一般には、ライブコマーサーはインフルエンサーが兼任していると認識されがちですが、実際は異なります。インフルエンサーは個人的なファンを持っていて、ファンがインフルエンサーを見るためにチャンネルを訪れます。一方、ライブコマーサーは視聴者に楽しい時間を提供し、個人ではなくチャンネルのファンを増やす役割を担っているのです。現在、美容業界でライブコマースを活用している企業は1割未満。ライブコマーサーはまだ日本には少なく、今後その需要が高まると予測しています。
例えば、美容サロンでは、スタッフの売り込みや顧客の口コミでサロン専売品を販売することが多いですが、売上数はそれほど多いとは言えません。しかし、ライブコマースを活用すれば、1番組で100個以上の商品を販売することが可能になります。この販売手法は、美容業界にとって見逃せない存在となっているのです。
弊社は在庫処理に悩むメーカーと協力し、商品を仕入れて新しい顧客層へ販売する事業を展開しています。その際、ライブコマースは非常に効果的な手法ですが、現時点では認知度が低く、コマーサーから商品を購入する習慣はまだ定着していません。
この状況を改善するため、コマーサーを支援しながら彼らの経験値を上げ、信頼性やブランディングを確立することが重要だと考えています。
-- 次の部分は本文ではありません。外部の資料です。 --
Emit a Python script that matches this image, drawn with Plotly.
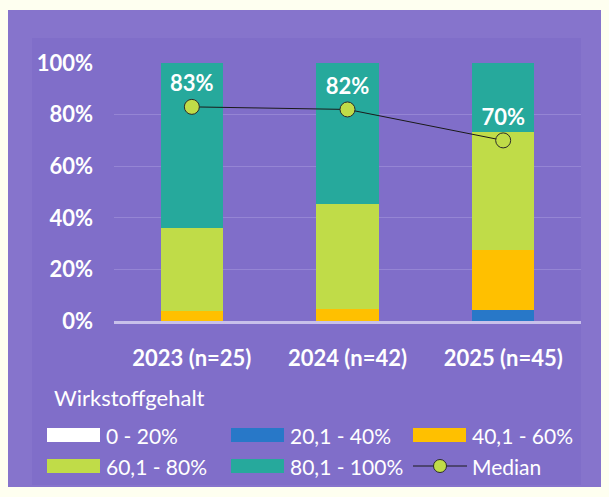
import plotly.graph_objects as go

# ---- data ----
categories = ["2023 (n=25)", "2024 (n=42)", "2025 (n=45)"]
series_names = ["0 - 20%", "20,1 - 40%", "40,1 - 60%", "60,1 - 80%", "80,1 - 100%"]
share_0_20 = [0, 0, 0]
share_20_40 = [0, 0, 4.4]
share_40_60 = [4.0, 4.8, 23.1]
share_60_80 = [32.0, 40.5, 45.9]
share_80_100 = [64.0, 54.7, 26.6]
median_values = [83, 82, 70]
median_labels = ["83%", "82%", "70%"]
y_ticks = [0, 20, 40, 60, 80, 100]
y_tick_labels = ["0%", "20%", "40%", "60%", "80%", "100%"]
legend_title = "Wirkstoffgehalt"
median_name = "Median"

series_values = [share_0_20, share_20_40, share_40_60, share_60_80, share_80_100]
colors = ["#FFFFFF", "#2878C8", "#FFC000", "#C0DC48", "#26A99C"]
marker_color = "#C0DC48"

OFF = 8  # page body margin: screen coordinate = figure coordinate + 8
W, H = 609, 497
L = 114 - OFF
T = 63 - OFF
R = W - (581 - OFF)
B = H - (321 - OFF)
PW, PH = W - L - R, H - T - B
FONT = "Lato"


def px(x):  # screen x -> paper
    return (x - OFF - L) / PW


def py(y):  # screen y -> paper
    return (H - B - (y - OFF)) / PH


fig = go.Figure()

for name, vals, col in zip(series_names, series_values, colors):
    fig.add_trace(go.Bar(
        x=categories, y=vals, name=name, width=0.4,
        marker=dict(color=col, line=dict(width=0)),
        showlegend=False,
    ))

fig.add_trace(go.Scatter(
    x=categories, y=median_values, name=median_name,
    mode="lines+markers+text", text=median_labels, textposition="top center",
    textfont=dict(family=FONT, size=22, color="white", weight="bold"),
    line=dict(color="#1a1a1a", width=1),
    marker=dict(size=15, color=marker_color, line=dict(color="#2a2a2a", width=1)),
    showlegend=False, cliponaxis=False,
))

shapes = []
annotations = []
# background panels
shapes.append(dict(type="rect", xref="paper", yref="paper", layer="below",
                   x0=px(8), x1=px(620), y0=py(487), y1=py(10),
                   fillcolor="#8674CC", line=dict(width=0)))
shapes.append(dict(type="rect", xref="paper", yref="paper", layer="below",
                   x0=px(32), x1=px(581), y0=py(485), y1=py(38),
                   fillcolor="#806EC9", line=dict(width=0)))

# manual legend
annotations.append(dict(xref="paper", yref="paper", x=px(52), y=py(397),
                        xanchor="left", yanchor="middle", showarrow=False,
                        text=legend_title,
                        font=dict(family=FONT, size=22, color="white")))
col_x = [47, 231, 413]
row_y = [435, 466]
entries = list(zip(series_names, colors)) + [(median_name, None)]
for i, (name, col) in enumerate(entries):
    cx = col_x[i % 3]
    cy = row_y[i // 3]
    if col is not None:
        shapes.append(dict(type="rect", xref="paper", yref="paper",
                           x0=px(cx), x1=px(cx + 53), y0=py(cy + 7), y1=py(cy - 7),
                           fillcolor=col, line=dict(width=0)))
    else:
        shapes.append(dict(type="line", xref="paper", yref="paper",
                           x0=px(cx), x1=px(cx + 54), y0=py(cy), y1=py(cy),
                           line=dict(color="#1a1a1a", width=1)))
        shapes.append(dict(type="circle", xref="paper", yref="paper",
                           x0=px(cx + 27 - 6.5), x1=px(cx + 27 + 6.5),
                           y0=py(cy + 6.5), y1=py(cy - 6.5),
                           fillcolor=marker_color, line=dict(color="#2a2a2a", width=1)))
    annotations.append(dict(xref="paper", yref="paper", x=px(cx + 57), y=py(cy),
                            xanchor="left", yanchor="middle", showarrow=False,
                            text=name,
                            font=dict(family=FONT, size=21, color="white")))

fig.update_layout(
    width=W, height=H,
    margin=dict(l=L, r=R, t=T, b=B, pad=0),
    paper_bgcolor="#FEFFF0",
    plot_bgcolor="rgba(0,0,0,0)",
    barmode="stack",
    bargap=0.6,
    shapes=shapes,
    annotations=annotations,
    showlegend=False,
    xaxis=dict(
        showgrid=False, showline=True, linecolor="#C8C0EA", linewidth=3,
        ticks="", ticklabelstandoff=16,
        tickfont=dict(family=FONT, size=22, color="white", weight="bold"),
        fixedrange=True,
    ),
    yaxis=dict(
        range=[0, 100], tickvals=y_ticks, ticktext=y_tick_labels,
        showgrid=True, gridcolor="#9585D4", gridwidth=1,
        zeroline=False, showline=False, ticks="", ticklabelstandoff=20,
        tickfont=dict(family=FONT, size=22, color="white", weight="bold"),
        fixedrange=True,
    ),
)

fig.write_html("out.html",
               post_script="document.body.style.background='#FEFFF0';")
また、メーカーと協力して販売戦略を立案し、美容業界のトレンド情報の共有や新商品の監修、広告物や什器の提案など、豊かな知識をもとに多角的なアドバイスも提供しています。
さらに、情報が伝わりにくい個人サロンへの対応も重要視しており、直接サロンに足を運んで売上向上に貢献しています。現在オンライン会議や商談は増えていますが、やはり現場に足を運ぶことも重要です。オンラインでは一応の結論が出たらそこで退出、『その後』がありません。しかし対面すれば、会議や商談の後に雑談をすることがあり、その中で使える情報や新しい知識を得る機会が生まれるのです。
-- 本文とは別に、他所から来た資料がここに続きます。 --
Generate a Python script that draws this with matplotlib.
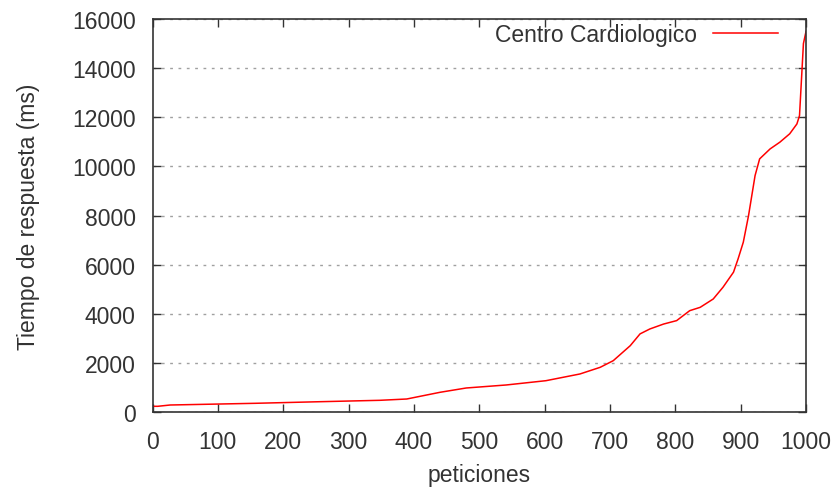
import matplotlib
matplotlib.use("Agg")
import matplotlib.pyplot as plt

# values (sorted response times)
peticiones = [0, 8, 27, 157, 256, 348, 389, 440, 480, 541, 602, 654, 685, 705,
              731, 746, 761, 782, 802, 822, 838, 858, 873, 889, 896, 904, 912,
              922, 929, 945, 960, 975, 986, 990, 996, 1000]
tiempo = [244, 244, 297, 366, 431, 488, 541, 814, 989, 1111, 1286, 1559, 1830,
          2100, 2710, 3190, 3390, 3590, 3730, 4135, 4270, 4610, 5090, 5700, 6240,
          6920, 8000, 9630, 10310, 10715, 10990, 11330, 11730, 12070, 15000, 15500]
xticks = list(range(0, 1001, 100))
yticks = list(range(0, 16001, 2000))

plt.rcParams['font.family'] = ['Liberation Sans', 'DejaVu Sans']
fs = 16.5

fig = plt.figure(figsize=(8.32, 4.89), dpi=100)
ax = fig.add_axes([0.1833, 0.1548, 0.7855, 0.8043])

ax.plot(peticiones, tiempo, color='#ff0000', linewidth=1.1, label='Centro Cardiologico')

ax.set_xlim(0, 1000)
ax.set_ylim(0, 16000)
ax.set_xticks(xticks)
ax.set_yticks(yticks)
ax.tick_params(direction='in', top=True, right=True, length=6, width=1,
               labelsize=fs, labelcolor='#333333', color='#333333')
ax.tick_params(axis='x', pad=13)
ax.tick_params(axis='y', pad=12)
ax.yaxis.grid(True, linestyle=(0, (2, 4)), color='#a0a0a0', linewidth=1)
for s in ax.spines.values():
    s.set_color('#333333')
    s.set_linewidth(1.2)

ax.set_xlabel('peticiones', fontsize=fs, color='#333333', labelpad=7)
ax.set_ylabel('Tiempo de respuesta (ms)', fontsize=fs, color='#333333', labelpad=23)

leg = ax.legend(loc='upper right', bbox_to_anchor=(0.957, 0.99), frameon=False,
                markerfirst=False, fontsize=fs, handlelength=2.84,
                borderaxespad=0, borderpad=0, handletextpad=0.7)
for t in leg.get_texts():
    t.set_color('#333333')

fig.savefig('out.png', dpi=100)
以前、美容業界では新情報がメーカーからのトップダウンで広まっていましたが、現在ではエンドユーザーの情報の方が早いと感じています。例えば、お客様がサロンのスタッフに『この成分を知っているか』『あの動画に登場した商品は扱っているか』と質問します。スタッフはお客様のニーズに応えるため、購入を希望される商品についてディーラーに問い合わせ、それが最終的にメーカーへと伝わる流れができているのです。関係各社にとって、これほど確実で求められている『エンドユーザーの声』はないでしょう。だからこそ、私たちは『足を運んで』情報を集めているのです。
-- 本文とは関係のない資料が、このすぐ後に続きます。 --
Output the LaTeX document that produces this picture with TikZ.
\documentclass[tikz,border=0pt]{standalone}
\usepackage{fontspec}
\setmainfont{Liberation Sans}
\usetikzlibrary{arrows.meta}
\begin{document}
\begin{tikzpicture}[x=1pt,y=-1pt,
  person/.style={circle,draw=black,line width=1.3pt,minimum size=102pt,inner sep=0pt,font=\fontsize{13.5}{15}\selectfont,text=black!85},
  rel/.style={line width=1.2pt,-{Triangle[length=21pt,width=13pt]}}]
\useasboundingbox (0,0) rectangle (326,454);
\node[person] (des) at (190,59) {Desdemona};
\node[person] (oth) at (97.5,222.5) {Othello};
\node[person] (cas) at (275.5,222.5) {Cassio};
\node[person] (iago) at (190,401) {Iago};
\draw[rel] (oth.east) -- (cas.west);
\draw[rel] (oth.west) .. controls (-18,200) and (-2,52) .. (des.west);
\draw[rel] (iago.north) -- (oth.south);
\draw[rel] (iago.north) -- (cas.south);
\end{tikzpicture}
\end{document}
弊社の強みは、美容室、エステ、ライブコマース、ファブリック業界など、多様な物流ラインを持っていることです。また、社員の多くがエステティシャンなどの美容技術に関わる経験を持ち、解剖学や筋肉に関する専門知識も豊富に備えています。美容と健康に関する知見は、大きな財産となっており、今後はこの専門性をさらに活かした活動を展開していきたいと考えております。